**WHAT TO WORK ON**
Repeat exactly, and only, the lines from the one that contains "Reproduce this chart with matplotlib." to the one that contains "1882, 1835, 1787]", both ends included. Omit every picture.

## Begin

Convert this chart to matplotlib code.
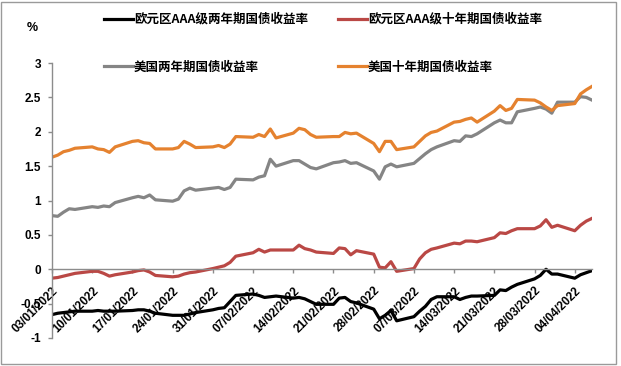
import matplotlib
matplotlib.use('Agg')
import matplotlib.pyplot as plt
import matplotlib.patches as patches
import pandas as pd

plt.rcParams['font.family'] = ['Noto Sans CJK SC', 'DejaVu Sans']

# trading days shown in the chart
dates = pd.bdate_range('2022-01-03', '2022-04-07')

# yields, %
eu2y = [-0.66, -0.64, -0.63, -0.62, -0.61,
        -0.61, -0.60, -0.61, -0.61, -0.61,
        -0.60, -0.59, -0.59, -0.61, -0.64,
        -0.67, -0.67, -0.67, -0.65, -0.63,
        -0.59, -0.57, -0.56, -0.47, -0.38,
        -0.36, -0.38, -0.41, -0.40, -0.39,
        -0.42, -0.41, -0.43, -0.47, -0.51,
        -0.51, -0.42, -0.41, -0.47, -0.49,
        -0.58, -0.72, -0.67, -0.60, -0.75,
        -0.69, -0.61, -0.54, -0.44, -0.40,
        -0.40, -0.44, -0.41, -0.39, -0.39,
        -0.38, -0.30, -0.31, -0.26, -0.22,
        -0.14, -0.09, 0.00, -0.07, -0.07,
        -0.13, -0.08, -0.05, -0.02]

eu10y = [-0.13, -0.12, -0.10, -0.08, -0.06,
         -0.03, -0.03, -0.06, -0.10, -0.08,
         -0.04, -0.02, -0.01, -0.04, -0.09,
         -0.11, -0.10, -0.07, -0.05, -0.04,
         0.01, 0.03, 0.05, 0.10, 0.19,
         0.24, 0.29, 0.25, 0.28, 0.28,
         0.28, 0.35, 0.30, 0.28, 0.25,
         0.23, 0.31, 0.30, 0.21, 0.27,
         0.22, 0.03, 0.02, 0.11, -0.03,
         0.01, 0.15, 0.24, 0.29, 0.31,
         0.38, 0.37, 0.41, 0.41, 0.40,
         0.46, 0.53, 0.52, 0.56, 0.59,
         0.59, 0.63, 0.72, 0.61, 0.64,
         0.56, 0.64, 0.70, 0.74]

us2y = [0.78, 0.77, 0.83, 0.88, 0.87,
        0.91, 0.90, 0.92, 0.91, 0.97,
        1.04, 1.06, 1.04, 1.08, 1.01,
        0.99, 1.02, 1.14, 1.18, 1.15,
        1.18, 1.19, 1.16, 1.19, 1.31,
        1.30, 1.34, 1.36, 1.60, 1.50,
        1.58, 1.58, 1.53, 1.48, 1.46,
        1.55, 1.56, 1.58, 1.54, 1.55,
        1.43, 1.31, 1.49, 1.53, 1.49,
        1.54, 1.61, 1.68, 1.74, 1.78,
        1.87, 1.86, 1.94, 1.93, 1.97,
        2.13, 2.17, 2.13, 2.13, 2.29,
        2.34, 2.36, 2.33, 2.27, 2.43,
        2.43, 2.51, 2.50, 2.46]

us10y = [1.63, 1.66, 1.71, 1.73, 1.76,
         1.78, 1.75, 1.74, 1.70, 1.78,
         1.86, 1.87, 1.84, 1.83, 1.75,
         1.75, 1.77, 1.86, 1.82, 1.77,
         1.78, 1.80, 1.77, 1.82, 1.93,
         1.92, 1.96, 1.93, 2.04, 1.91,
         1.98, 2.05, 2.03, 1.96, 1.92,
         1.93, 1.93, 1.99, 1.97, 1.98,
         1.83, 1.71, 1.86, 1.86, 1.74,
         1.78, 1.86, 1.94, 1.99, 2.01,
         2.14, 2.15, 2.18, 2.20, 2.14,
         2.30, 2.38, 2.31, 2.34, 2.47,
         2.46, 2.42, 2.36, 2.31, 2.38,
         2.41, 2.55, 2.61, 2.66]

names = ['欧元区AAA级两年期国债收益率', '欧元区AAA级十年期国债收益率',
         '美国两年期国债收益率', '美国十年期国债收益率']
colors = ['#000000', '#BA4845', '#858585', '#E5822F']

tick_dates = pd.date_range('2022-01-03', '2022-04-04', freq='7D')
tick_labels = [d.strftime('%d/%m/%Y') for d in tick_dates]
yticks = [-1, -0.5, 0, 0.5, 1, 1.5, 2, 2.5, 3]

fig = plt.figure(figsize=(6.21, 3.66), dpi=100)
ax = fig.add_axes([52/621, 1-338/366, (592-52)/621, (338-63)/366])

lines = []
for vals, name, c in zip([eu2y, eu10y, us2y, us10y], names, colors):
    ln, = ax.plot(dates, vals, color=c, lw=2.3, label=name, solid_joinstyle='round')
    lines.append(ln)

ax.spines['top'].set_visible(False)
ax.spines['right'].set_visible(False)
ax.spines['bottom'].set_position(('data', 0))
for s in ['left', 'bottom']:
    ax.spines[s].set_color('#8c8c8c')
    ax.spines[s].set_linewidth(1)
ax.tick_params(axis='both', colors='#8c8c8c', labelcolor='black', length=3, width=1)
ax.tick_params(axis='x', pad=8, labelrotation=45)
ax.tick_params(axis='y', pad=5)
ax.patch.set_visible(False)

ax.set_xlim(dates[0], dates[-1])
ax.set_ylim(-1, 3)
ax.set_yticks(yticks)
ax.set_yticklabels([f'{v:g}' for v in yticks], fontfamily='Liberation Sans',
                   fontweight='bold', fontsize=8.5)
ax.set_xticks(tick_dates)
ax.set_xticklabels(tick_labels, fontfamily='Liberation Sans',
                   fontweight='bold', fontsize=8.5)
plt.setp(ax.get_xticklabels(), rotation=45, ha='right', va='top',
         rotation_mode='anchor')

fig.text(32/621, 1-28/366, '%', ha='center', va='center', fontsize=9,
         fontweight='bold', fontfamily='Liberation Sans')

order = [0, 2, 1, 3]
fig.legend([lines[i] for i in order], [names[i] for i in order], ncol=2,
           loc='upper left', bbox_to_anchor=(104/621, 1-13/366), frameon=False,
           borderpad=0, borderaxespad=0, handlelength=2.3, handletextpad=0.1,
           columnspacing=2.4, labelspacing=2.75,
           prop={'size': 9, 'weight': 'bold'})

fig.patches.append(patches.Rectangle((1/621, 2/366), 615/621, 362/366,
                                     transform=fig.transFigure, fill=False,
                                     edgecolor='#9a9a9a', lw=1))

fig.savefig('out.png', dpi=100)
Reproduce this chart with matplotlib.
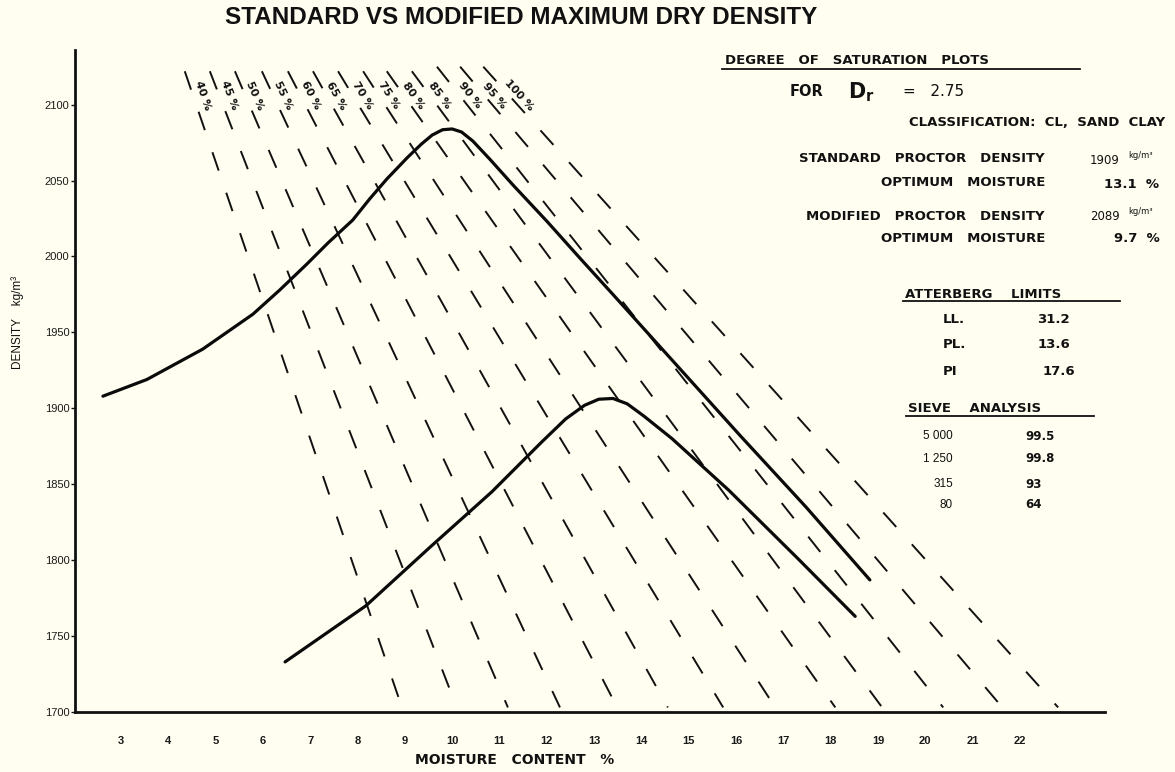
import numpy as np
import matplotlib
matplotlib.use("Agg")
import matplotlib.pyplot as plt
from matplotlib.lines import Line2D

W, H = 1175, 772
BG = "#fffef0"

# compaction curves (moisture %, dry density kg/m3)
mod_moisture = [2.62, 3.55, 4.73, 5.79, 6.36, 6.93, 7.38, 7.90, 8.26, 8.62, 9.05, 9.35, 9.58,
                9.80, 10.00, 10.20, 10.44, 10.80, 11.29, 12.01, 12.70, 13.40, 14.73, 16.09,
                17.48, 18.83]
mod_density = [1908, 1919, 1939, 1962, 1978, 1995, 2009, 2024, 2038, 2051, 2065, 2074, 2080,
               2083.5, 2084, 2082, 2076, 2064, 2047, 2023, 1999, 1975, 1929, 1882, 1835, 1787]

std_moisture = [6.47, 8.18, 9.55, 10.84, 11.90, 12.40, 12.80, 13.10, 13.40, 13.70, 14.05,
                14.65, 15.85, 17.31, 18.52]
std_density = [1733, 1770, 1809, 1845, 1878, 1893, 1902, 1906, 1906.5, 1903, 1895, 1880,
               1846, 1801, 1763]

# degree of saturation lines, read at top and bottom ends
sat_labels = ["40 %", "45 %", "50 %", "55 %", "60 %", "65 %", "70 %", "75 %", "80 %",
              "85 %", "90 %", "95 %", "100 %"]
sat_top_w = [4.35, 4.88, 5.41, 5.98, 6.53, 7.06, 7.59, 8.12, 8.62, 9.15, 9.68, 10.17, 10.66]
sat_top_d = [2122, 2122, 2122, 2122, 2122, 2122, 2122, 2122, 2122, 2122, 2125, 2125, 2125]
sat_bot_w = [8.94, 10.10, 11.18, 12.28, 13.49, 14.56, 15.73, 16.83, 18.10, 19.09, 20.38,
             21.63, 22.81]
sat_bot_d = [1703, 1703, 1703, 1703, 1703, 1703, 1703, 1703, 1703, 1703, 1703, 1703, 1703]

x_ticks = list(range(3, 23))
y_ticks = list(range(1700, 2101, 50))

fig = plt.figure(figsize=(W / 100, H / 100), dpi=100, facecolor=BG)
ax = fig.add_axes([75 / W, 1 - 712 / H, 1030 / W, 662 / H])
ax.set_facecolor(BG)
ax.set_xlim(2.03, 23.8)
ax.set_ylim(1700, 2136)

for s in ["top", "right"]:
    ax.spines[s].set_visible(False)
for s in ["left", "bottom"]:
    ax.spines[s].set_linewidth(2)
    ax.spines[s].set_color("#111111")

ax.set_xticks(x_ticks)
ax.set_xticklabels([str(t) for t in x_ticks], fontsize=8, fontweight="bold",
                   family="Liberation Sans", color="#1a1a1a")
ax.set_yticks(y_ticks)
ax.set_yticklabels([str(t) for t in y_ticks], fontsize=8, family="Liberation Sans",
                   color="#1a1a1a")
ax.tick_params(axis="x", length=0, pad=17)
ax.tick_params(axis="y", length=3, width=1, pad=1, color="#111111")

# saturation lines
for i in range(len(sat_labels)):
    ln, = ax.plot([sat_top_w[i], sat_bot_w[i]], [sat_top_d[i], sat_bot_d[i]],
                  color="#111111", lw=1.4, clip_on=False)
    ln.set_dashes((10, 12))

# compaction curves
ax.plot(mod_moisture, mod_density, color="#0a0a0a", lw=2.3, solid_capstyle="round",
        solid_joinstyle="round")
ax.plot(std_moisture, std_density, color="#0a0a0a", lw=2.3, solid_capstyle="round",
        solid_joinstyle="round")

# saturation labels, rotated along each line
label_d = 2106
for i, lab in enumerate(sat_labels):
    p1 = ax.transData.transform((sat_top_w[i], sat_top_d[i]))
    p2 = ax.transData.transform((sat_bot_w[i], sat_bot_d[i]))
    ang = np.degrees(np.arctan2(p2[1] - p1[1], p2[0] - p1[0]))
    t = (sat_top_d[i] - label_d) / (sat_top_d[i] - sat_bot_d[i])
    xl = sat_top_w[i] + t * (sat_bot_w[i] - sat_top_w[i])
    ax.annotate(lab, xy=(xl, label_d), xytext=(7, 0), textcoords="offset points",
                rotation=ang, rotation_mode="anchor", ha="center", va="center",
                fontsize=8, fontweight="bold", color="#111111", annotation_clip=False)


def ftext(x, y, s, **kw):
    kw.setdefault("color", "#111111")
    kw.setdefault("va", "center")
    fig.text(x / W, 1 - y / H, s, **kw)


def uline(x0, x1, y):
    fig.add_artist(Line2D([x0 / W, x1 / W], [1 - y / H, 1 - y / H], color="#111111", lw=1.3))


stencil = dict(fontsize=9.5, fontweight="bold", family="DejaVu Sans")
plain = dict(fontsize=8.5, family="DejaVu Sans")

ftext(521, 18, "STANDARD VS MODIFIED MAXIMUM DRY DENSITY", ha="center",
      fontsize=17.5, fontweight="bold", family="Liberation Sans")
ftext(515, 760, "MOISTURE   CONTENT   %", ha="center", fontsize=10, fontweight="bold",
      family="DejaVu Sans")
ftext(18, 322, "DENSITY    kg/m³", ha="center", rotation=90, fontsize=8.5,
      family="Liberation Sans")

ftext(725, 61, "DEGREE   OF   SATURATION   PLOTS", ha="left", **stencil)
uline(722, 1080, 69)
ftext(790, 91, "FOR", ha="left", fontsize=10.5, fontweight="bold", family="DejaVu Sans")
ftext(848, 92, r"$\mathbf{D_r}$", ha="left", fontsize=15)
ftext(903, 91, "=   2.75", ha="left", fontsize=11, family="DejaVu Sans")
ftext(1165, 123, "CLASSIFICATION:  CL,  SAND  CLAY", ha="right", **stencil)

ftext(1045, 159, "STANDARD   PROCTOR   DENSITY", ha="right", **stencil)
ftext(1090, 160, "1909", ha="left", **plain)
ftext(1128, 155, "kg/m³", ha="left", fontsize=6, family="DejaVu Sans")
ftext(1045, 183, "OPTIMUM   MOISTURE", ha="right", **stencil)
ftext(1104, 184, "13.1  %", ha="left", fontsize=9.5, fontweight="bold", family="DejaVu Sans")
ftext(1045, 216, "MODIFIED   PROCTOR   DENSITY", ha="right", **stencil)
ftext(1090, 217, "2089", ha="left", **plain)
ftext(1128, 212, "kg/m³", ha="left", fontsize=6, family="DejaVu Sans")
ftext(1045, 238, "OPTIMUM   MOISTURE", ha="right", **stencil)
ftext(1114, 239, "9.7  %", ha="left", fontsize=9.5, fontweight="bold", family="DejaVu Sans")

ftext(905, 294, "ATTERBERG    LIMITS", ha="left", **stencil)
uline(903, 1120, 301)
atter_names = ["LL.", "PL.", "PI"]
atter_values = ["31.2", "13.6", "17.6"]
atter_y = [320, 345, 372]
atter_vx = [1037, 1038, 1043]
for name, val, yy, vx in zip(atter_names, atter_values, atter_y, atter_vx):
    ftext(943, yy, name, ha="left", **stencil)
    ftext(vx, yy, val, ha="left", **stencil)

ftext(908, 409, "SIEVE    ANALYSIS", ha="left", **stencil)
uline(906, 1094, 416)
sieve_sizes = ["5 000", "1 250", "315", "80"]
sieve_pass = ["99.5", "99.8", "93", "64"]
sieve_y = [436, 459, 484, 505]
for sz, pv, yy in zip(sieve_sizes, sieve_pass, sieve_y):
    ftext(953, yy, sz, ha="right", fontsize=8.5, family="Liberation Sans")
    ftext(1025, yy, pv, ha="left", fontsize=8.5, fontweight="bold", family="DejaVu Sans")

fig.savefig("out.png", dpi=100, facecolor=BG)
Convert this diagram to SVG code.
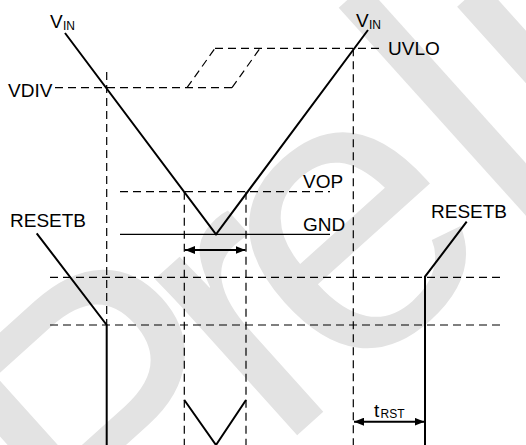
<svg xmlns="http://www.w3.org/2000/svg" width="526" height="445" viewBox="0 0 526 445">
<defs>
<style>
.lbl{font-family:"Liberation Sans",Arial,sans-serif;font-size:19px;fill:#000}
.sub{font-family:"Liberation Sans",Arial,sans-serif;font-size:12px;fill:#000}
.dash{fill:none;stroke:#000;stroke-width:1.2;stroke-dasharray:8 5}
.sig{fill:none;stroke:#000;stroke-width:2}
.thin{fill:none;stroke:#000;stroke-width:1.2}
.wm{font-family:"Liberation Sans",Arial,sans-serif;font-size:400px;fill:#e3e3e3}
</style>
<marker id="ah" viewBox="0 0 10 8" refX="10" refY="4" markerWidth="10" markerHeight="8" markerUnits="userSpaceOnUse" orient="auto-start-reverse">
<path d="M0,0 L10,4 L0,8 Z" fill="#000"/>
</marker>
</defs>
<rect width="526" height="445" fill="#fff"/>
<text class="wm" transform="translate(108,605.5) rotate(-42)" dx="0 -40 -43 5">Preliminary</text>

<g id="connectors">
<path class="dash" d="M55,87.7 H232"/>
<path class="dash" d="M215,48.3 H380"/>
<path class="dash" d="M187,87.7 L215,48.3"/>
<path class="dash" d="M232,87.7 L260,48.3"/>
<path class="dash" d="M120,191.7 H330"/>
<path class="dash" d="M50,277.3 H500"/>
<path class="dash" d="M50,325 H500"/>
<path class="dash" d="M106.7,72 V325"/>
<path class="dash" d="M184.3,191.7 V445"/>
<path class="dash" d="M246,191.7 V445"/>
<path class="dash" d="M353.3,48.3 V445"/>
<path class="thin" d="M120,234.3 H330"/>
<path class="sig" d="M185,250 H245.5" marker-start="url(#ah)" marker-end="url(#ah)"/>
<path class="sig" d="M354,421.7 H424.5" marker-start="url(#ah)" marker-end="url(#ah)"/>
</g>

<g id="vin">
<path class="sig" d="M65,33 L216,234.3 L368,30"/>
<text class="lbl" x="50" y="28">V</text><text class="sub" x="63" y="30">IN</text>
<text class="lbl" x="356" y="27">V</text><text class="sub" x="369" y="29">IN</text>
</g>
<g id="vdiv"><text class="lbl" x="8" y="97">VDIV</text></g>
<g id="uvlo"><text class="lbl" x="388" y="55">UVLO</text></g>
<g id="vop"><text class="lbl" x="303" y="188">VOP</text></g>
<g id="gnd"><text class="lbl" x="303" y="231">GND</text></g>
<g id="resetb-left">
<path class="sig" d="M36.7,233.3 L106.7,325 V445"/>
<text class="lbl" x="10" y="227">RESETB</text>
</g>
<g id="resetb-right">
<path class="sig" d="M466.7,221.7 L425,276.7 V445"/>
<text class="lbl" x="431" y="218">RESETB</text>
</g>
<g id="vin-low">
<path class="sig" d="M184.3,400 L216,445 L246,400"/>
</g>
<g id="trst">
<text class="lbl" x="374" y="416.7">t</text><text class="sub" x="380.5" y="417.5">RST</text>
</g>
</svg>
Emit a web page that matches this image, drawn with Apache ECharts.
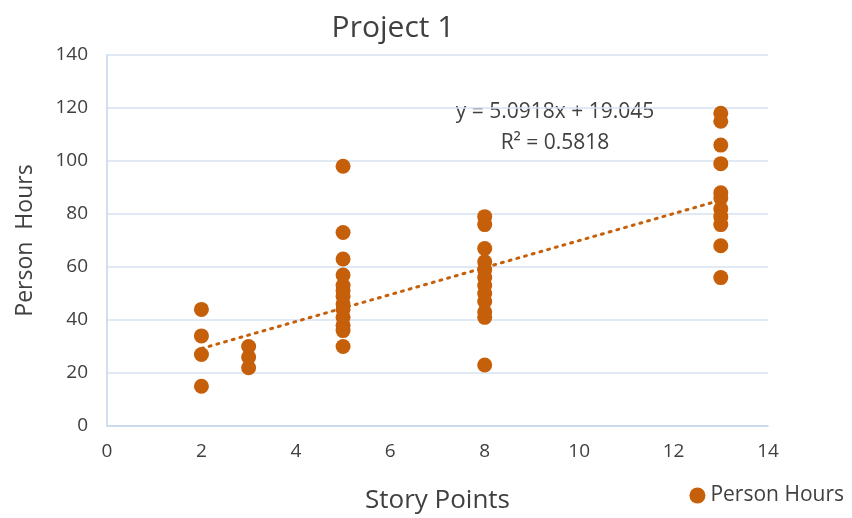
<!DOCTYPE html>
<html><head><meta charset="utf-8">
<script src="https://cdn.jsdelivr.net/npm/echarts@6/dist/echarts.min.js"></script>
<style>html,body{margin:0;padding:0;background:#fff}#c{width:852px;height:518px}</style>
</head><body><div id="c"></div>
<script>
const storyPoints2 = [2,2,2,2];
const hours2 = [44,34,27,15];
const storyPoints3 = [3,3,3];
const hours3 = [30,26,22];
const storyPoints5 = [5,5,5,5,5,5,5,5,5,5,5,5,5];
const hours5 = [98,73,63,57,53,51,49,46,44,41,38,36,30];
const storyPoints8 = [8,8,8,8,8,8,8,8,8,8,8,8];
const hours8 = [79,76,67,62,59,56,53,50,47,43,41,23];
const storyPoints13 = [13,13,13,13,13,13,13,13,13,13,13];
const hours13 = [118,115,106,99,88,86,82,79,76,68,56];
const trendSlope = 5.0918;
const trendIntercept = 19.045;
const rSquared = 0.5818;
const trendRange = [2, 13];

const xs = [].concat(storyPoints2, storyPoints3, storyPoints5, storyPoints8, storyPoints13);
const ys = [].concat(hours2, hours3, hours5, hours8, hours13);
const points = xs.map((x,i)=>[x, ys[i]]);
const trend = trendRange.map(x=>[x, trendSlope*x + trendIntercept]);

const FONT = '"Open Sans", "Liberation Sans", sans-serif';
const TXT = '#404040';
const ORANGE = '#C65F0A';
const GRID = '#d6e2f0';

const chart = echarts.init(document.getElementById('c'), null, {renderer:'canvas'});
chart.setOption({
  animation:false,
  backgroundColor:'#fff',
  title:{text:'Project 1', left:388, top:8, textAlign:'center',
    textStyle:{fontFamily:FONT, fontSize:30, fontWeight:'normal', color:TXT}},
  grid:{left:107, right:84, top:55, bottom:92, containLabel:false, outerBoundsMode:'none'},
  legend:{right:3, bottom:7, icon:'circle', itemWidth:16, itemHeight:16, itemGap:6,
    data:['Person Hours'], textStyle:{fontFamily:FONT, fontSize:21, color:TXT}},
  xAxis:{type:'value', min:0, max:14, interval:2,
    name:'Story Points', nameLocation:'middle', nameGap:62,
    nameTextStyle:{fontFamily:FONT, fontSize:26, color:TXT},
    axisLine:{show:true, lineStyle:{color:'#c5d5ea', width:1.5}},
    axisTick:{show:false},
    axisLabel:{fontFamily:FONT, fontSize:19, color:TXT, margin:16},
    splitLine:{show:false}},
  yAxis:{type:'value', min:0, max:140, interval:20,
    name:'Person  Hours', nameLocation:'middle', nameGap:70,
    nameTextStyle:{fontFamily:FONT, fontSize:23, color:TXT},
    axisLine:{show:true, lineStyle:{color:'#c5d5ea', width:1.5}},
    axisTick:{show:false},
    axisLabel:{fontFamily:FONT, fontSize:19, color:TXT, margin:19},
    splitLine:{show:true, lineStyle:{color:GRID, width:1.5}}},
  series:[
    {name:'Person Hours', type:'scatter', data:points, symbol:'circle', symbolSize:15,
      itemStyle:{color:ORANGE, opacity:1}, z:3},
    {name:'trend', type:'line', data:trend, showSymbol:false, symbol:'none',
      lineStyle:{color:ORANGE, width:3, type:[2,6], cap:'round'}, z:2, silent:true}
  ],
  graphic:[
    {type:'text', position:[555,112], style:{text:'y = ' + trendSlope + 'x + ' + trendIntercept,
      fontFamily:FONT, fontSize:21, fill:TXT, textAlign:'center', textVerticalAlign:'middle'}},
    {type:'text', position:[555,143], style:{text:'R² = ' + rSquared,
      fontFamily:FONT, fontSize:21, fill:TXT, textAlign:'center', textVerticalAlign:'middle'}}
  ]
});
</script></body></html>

## End

**CORRECT RESULT**
Reproduce this chart with matplotlib.
import numpy as np
import matplotlib
matplotlib.use("Agg")
import matplotlib.pyplot as plt
from matplotlib.lines import Line2D

W, H = 1175, 772
BG = "#fffef0"

# compaction curves (moisture %, dry density kg/m3)
mod_moisture = [2.62, 3.55, 4.73, 5.79, 6.36, 6.93, 7.38, 7.90, 8.26, 8.62, 9.05, 9.35, 9.58,
                9.80, 10.00, 10.20, 10.44, 10.80, 11.29, 12.01, 12.70, 13.40, 14.73, 16.09,
                17.48, 18.83]
mod_density = [1908, 1919, 1939, 1962, 1978, 1995, 2009, 2024, 2038, 2051, 2065, 2074, 2080,
               2083.5, 2084, 2082, 2076, 2064, 2047, 2023, 1999, 1975, 1929, 1882, 1835, 1787]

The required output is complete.